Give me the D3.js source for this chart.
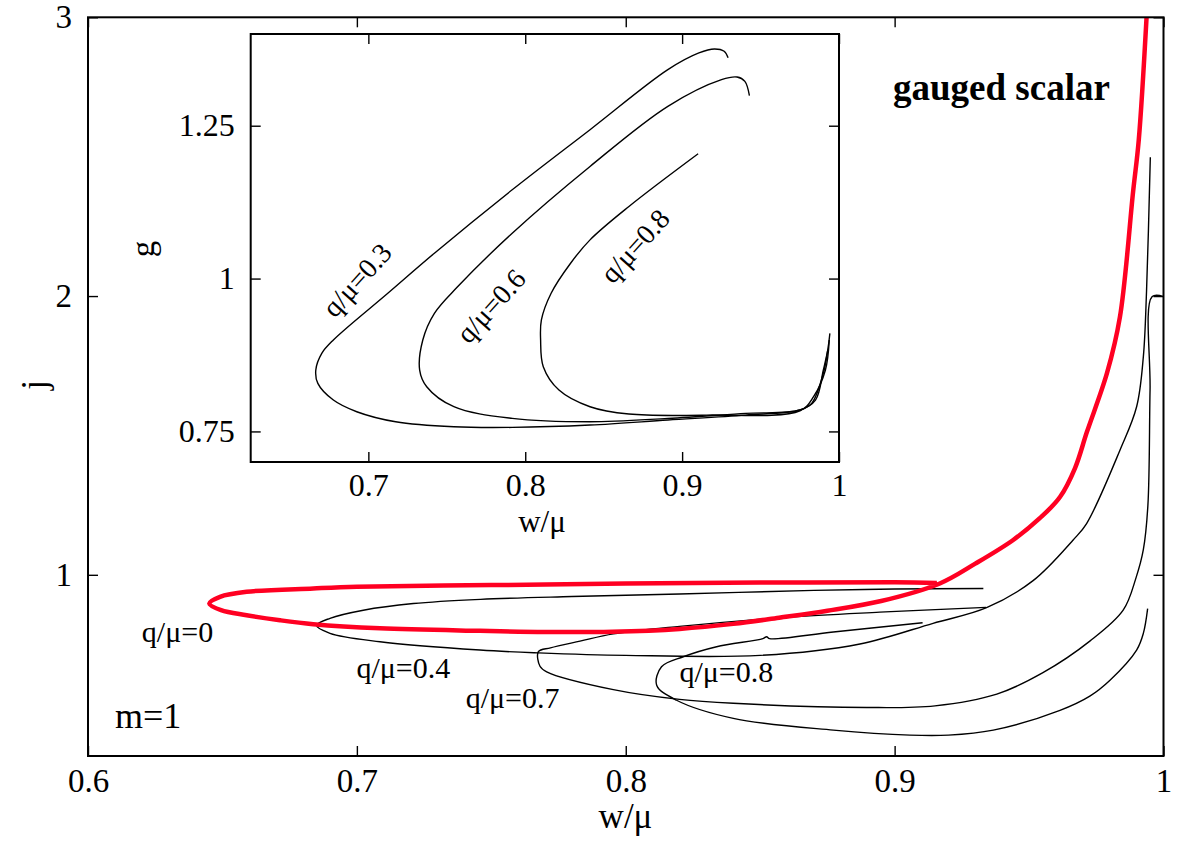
<!DOCTYPE html>
<html>
<head>
  <meta charset="utf-8">
  <title>gauged scalar, j vs w/mu</title>
  <style>
    body { margin: 0; background: #fff; }
    text { font-family: "Liberation Serif", "DejaVu Serif", serif; fill: #000; }
  </style>
</head>
<body>
  <script src="https://cdn.jsdelivr.net/npm/d3@7/dist/d3.min.js"></script>
  <script>
    // ---- data: [w/mu, value] ----
    // main plot, j vs w/mu
    var mainQ0 = [[0.9157,0.971],[0.9,0.973],[0.85,0.972],[0.8,0.969],[0.75,0.963],[0.7,0.957],[0.6838,0.951],
      [0.659,0.939],[0.6491,0.921],[0.6451,0.897],[0.6495,0.873],[0.659,0.855],[0.6714,0.837],[0.6838,0.823],
      [0.7086,0.808],[0.7458,0.799],[0.77,0.795],[0.795,0.796],[0.82,0.806],[0.84,0.824],[0.857,0.846],
      [0.875,0.871],[0.895,0.906],[0.9168,0.969],[0.93,1.04],[0.9441,1.125],[0.954,1.203],[0.9615,1.279],
      [0.9671,1.383],[0.9715,1.512],[0.979,1.724],[0.9838,1.925],[0.9887,2.375],[0.9908,2.56],[0.9937,3.0]];
    var mainQ04 = [[0.933,0.951],[0.9,0.949],[0.87,0.944],[0.82,0.931],[0.78,0.922],[0.746,0.912],[0.721,0.897],
      [0.7024,0.873],[0.69,0.844],[0.685,0.819],[0.69,0.79],[0.7086,0.76],[0.7458,0.73],[0.7675,0.72],
      [0.8,0.711],[0.85,0.711],[0.8871,0.752],[0.9143,0.826],[0.9342,0.882],[0.9515,0.979],[0.9664,1.125],
      [0.9714,1.184],[0.9838,1.447],[0.99,1.603],[0.9925,1.782],[0.9937,2.02],[0.9951,2.498]];
    var mainQ07 = [[0.934,0.883],[0.8945,0.866],[0.86,0.848],[0.82,0.815],[0.7954,0.788],[0.783,0.762],
      [0.772,0.738],[0.7675,0.724],[0.7681,0.672],[0.7706,0.652],[0.7954,0.588],[0.82,0.553],[0.84,0.539],
      [0.8896,0.524],[0.915,0.53],[0.938,0.572],[0.955,0.648],[0.9726,0.762],[0.985,0.873],[0.9898,0.99],
      [0.9925,1.09],[0.9942,1.25],[0.995,1.663],[0.9958,1.998],[1.0,1.998]];
    var mainQ08 = [[0.9104,0.828],[0.8772,0.795],[0.8535,0.771],[0.8524,0.778],[0.851,0.771],[0.8338,0.742],
      [0.8214,0.706],[0.8133,0.67],[0.8115,0.604],[0.8189,0.55],[0.84,0.485],[0.8772,0.443],[0.9057,0.425],
      [0.92,0.425],[0.9367,0.443],[0.9615,0.514],[0.9726,0.565],[0.9801,0.622],[0.99,0.73],[0.9925,0.79],
      [0.9941,0.879]];

    // inset, g vs w/mu
    var insetQ03 = [[0.9293,1.361],[0.9268,1.3717],[0.9206,1.3755],[0.9107,1.369],[0.8909,1.3417],[0.8413,1.2435],
      [0.7917,1.1452],[0.7421,1.0415],[0.7124,0.976],[0.6777,0.8996],[0.6703,0.8777],[0.6665,0.8504],
      [0.6678,0.8286],[0.6777,0.8013],[0.6926,0.7822],[0.7174,0.7658],[0.7545,0.7576],[0.7917,0.7566],
      [0.8413,0.7604],[0.8909,0.7686],[0.9404,0.7767],[0.9751,0.785],[0.9826,0.7959],[0.99,0.845],
      [0.9925,0.8777],[0.9942,0.9105]];
    var insetQ06 = [[0.9429,1.2991],[0.94,1.3226],[0.935,1.3297],[0.9251,1.3253],[0.8909,1.2817],[0.8413,1.1834],
      [0.7917,1.0742],[0.757,0.9869],[0.7421,0.9432],[0.7347,0.8996],[0.7327,0.8504],[0.7372,0.8231],
      [0.7545,0.7904],[0.7917,0.7713],[0.8413,0.7658],[0.8909,0.7713],[0.9404,0.7795],[0.9751,0.785],
      [0.985,0.8013],[0.99,0.85],[0.9929,0.8832]];
    var insetQ08 = [[0.9102,1.2041],[0.8661,1.1179],[0.8413,1.0633],[0.8289,1.0251],[0.8165,0.976],[0.8103,0.9323],
      [0.8098,0.8996],[0.8115,0.8559],[0.8215,0.8177],[0.8413,0.7904],[0.8661,0.7784],[0.9157,0.7767],
      [0.9751,0.7838],[0.9838,0.8068],[0.9913,0.85],[0.9938,0.8996]];

    // ticks and labels
    var mainXTicks = [0.6, 0.7, 0.8, 0.9, 1];
    var mainYTicks = [1, 2, 3];
    var insetXTicks = [0.7, 0.8, 0.9, 1];
    var insetYTicks = [0.75, 1, 1.25];
    var mainCurveLabels = ["q/\u03bc=0", "q/\u03bc=0.4", "q/\u03bc=0.7", "q/\u03bc=0.8"];
    var insetCurveLabels = ["q/\u03bc=0.3", "q/\u03bc=0.6", "q/\u03bc=0.8"];

    // ---- svg ----
    var svg = d3.select("body").append("svg").attr("id", "svg1")
    svg.attr('width', 1178)
    svg.attr('height', 841)

    var x = d3.scaleLinear().domain([0.6, 1]).range([88, 1163.5]),
        y = d3.scaleLinear().domain([0.35, 3]).range([756, 17.3]);
    var ix = d3.scaleLinear().domain([0.625, 1]).range([250.7, 839]),
        iy = d3.scaleLinear().domain([0.7, 1.4]).range([462, 34]);

    var fmt = d3.format("~g");

    // draws four inward-ticked sides, labels only on bottom/left
    function frame(g, sx, sy, xt, yt, padB, padL, fs) {
      var x0 = sx.range()[0], x1 = sx.range()[1], y0 = sy.range()[0], y1 = sy.range()[1];
      g.append("rect").attr("x", x0).attr("y", y1).attr("width", x1 - x0).attr("height", y0 - y1)
        .attr("fill", "#fff").attr("stroke", "none");
      var sides = [
        [d3.axisBottom(sx).tickValues(xt).tickFormat(fmt).tickPadding(padB), "translate(0," + y0 + ")"],
        [d3.axisTop(sx).tickValues(xt).tickFormat(""), "translate(0," + y1 + ")"],
        [d3.axisLeft(sy).tickValues(yt).tickFormat(fmt).tickPadding(padL), "translate(" + x0 + ",0)"],
        [d3.axisRight(sy).tickValues(yt).tickFormat(""), "translate(" + x1 + ",0)"]
      ];
      sides.forEach(function (s) {
        var a = g.append("g").attr("transform", s[1]).call(s[0].tickSize(-10));
        a.select(".domain").remove();
        a.selectAll("line").attr("stroke", "#000").attr("stroke-width", 1.4);
        a.selectAll("text").attr("font-size", fs).attr("font-family", "Liberation Serif");
      });
    }

    var line = function (sx, sy) {
      return d3.line().x(function (d) { return sx(d[0]); }).y(function (d) { return sy(d[1]); })
        .curve(d3.curveCatmullRom.alpha(0.5));
    };

    // main plot
    var main = svg.append("g").attr("id", "main");
    frame(main, x, y, mainXTicks, mainYTicks, 13, 16, 33);

    svg.append("clipPath").attr("id", "clipMain").append("rect")
      .attr("x", 88).attr("y", 17.3).attr("width", 1163.5 - 88).attr("height", 756 - 17.3);

    var curves = main.append("g").attr("clip-path", "url(#clipMain)");
    [mainQ04, mainQ07, mainQ08].forEach(function (s) {
      curves.append("path").datum(s).attr("d", line(x, y))
        .attr("fill", "none").attr("stroke", "#000").attr("stroke-width", 1.4);
    });
    curves.append("path").datum(mainQ0).attr("d", line(x, y))
      .attr("fill", "none").attr("stroke", "#ff0022").attr("stroke-width", 4.5);

    main.append("rect").attr("x", 88).attr("y", 17.3).attr("width", 1163.5 - 88).attr("height", 756 - 17.3)
      .attr("fill", "none").attr("stroke", "#000").attr("stroke-width", 2);

    // curve labels (anchored in data units)
    var mainLabelAt = [[0.6333, 0.76], [0.7173, 0.629], [0.7579, 0.522], [0.8374, 0.616]];
    mainCurveLabels.forEach(function (t, i) {
      main.append("text").attr("x", x(mainLabelAt[i][0])).attr("y", y(mainLabelAt[i][1]))
        .attr("text-anchor", "middle").attr("font-size", 30).text(t);
    });
    main.append("text").attr("x", x(0.61)).attr("y", y(0.449)).attr("font-size", 36).text("m=1");
    main.append("text").attr("x", x(0.8994)).attr("y", y(2.703)).attr("font-size", 37)
      .attr("font-weight", "bold").text("gauged scalar");

    // axis titles
    main.append("text").attr("x", 625.5).attr("y", 828).attr("text-anchor", "middle")
      .attr("font-size", 35).text("w/\u03bc");
    main.append("text").attr("transform", "translate(46,385) rotate(-90)").attr("text-anchor", "middle")
      .attr("font-size", 35).text("j");

    // inset
    var inset = svg.append("g").attr("id", "inset");
    frame(inset, ix, iy, insetXTicks, insetYTicks, 11, 16, 32);
    [insetQ03, insetQ06, insetQ08].forEach(function (s) {
      inset.append("path").datum(s).attr("d", line(ix, iy))
        .attr("fill", "none").attr("stroke", "#000").attr("stroke-width", 1.4);
    });
    inset.append("rect").attr("x", 250.7).attr("y", 34).attr("width", 839 - 250.7).attr("height", 462 - 34)
      .attr("fill", "none").attr("stroke", "#000").attr("stroke-width", 2);

    var insetLabelAt = [[0.6928, 0.9977], [0.7782, 0.9551], [0.87, 1.0533]];
    insetCurveLabels.forEach(function (t, i) {
      inset.append("text")
        .attr("transform", "translate(" + ix(insetLabelAt[i][0]) + "," + iy(insetLabelAt[i][1]) + ") rotate(-48)")
        .attr("text-anchor", "middle").attr("dominant-baseline", "central")
        .attr("font-size", 28).text(t);
    });
    inset.append("text").attr("x", 542).attr("y", 532).attr("text-anchor", "middle")
      .attr("font-size", 31).text("w/\u03bc");
    inset.append("text").attr("transform", "translate(154,249) rotate(-90)").attr("text-anchor", "middle")
      .attr("font-size", 33).text("g");
  </script>
</body>
</html>
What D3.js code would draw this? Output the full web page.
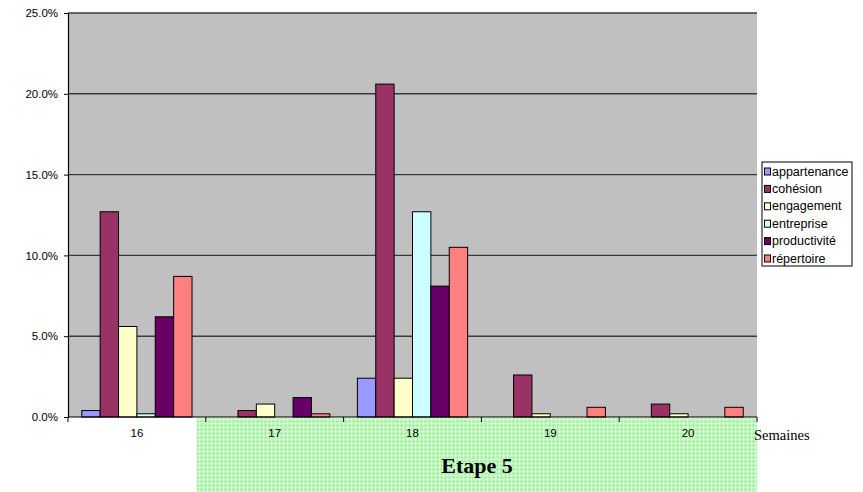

-*-

_TASK OBJECTIVE_. List all lines above in which the string "this" appears.

_THE SOLUTION_.
Give me the D3.js source for this chart.
What D3.js code would draw this? Output the full web page.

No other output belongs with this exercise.